Begin at the line containing "Rebuild this diagram" and stop at the line containing "(0,0) rectangle (1100,581);"; copy those lines exactly, ends included, and nothing else.

▶ [Items]:
-- BEGIN --

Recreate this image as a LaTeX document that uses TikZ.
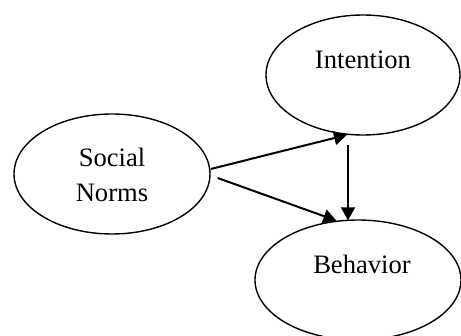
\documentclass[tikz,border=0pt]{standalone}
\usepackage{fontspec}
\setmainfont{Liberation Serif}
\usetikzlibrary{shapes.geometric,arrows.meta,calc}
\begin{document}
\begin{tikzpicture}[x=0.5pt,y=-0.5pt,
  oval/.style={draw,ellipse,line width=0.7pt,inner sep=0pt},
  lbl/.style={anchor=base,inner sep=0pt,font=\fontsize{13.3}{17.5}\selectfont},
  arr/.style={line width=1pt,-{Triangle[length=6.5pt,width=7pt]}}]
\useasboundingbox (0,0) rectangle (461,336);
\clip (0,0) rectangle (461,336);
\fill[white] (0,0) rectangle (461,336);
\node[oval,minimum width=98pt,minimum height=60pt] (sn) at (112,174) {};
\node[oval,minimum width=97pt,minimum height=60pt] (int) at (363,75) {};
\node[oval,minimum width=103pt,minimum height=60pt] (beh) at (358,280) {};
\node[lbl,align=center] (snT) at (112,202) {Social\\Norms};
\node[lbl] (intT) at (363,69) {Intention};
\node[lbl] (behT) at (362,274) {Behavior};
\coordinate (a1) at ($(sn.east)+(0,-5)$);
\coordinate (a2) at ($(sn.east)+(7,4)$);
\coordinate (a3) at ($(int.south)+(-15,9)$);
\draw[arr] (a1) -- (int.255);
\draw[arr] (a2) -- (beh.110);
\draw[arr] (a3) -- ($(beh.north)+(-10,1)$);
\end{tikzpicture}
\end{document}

-- END --
-- BEGIN --

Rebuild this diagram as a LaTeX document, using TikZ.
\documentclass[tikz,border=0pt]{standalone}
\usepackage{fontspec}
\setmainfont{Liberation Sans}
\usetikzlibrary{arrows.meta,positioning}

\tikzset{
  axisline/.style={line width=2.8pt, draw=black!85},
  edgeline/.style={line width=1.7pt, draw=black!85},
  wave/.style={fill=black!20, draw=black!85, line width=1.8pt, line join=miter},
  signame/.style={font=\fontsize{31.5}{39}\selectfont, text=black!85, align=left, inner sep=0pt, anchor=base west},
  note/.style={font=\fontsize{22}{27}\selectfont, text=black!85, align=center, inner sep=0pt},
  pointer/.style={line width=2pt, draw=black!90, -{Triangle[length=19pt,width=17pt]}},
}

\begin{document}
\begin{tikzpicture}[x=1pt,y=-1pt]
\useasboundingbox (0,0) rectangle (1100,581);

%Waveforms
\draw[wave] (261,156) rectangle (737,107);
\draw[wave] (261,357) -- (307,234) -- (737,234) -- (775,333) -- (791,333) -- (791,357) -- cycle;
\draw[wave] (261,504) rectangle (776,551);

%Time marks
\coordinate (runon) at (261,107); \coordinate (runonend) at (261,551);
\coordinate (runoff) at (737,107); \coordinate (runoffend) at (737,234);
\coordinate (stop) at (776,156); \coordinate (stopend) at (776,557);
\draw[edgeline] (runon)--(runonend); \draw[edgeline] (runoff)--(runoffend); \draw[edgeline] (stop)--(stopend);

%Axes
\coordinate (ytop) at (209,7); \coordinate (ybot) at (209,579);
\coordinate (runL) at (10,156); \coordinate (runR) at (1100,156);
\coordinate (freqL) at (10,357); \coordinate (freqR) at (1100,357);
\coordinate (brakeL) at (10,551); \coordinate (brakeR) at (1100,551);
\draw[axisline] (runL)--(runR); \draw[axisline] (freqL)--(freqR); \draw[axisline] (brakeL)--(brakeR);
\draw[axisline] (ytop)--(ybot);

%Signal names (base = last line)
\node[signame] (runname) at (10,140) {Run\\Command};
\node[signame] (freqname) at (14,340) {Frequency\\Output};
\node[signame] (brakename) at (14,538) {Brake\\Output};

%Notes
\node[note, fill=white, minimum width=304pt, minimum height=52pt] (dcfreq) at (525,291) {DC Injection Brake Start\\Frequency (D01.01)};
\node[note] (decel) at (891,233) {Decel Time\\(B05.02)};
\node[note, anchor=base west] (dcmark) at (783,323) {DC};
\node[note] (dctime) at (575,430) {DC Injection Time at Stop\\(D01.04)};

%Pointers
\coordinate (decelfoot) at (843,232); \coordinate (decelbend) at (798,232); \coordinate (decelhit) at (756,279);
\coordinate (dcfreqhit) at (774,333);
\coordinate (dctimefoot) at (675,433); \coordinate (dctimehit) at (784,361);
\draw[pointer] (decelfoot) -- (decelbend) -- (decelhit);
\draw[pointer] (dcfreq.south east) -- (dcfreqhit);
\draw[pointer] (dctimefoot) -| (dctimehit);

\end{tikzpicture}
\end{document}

-- END --

▶ [Solution to this exercise]:
Rebuild this diagram as a LaTeX document, using TikZ.
\documentclass[tikz,border=0pt]{standalone}
\usepackage{fontspec}
\setmainfont{Liberation Sans}
\usetikzlibrary{arrows.meta,positioning}

\tikzset{
  axisline/.style={line width=2.8pt, draw=black!85},
  edgeline/.style={line width=1.7pt, draw=black!85},
  wave/.style={fill=black!20, draw=black!85, line width=1.8pt, line join=miter},
  signame/.style={font=\fontsize{31.5}{39}\selectfont, text=black!85, align=left, inner sep=0pt, anchor=base west},
  note/.style={font=\fontsize{22}{27}\selectfont, text=black!85, align=center, inner sep=0pt},
  pointer/.style={line width=2pt, draw=black!90, -{Triangle[length=19pt,width=17pt]}},
}

\begin{document}
\begin{tikzpicture}[x=1pt,y=-1pt]
\useasboundingbox (0,0) rectangle (1100,581);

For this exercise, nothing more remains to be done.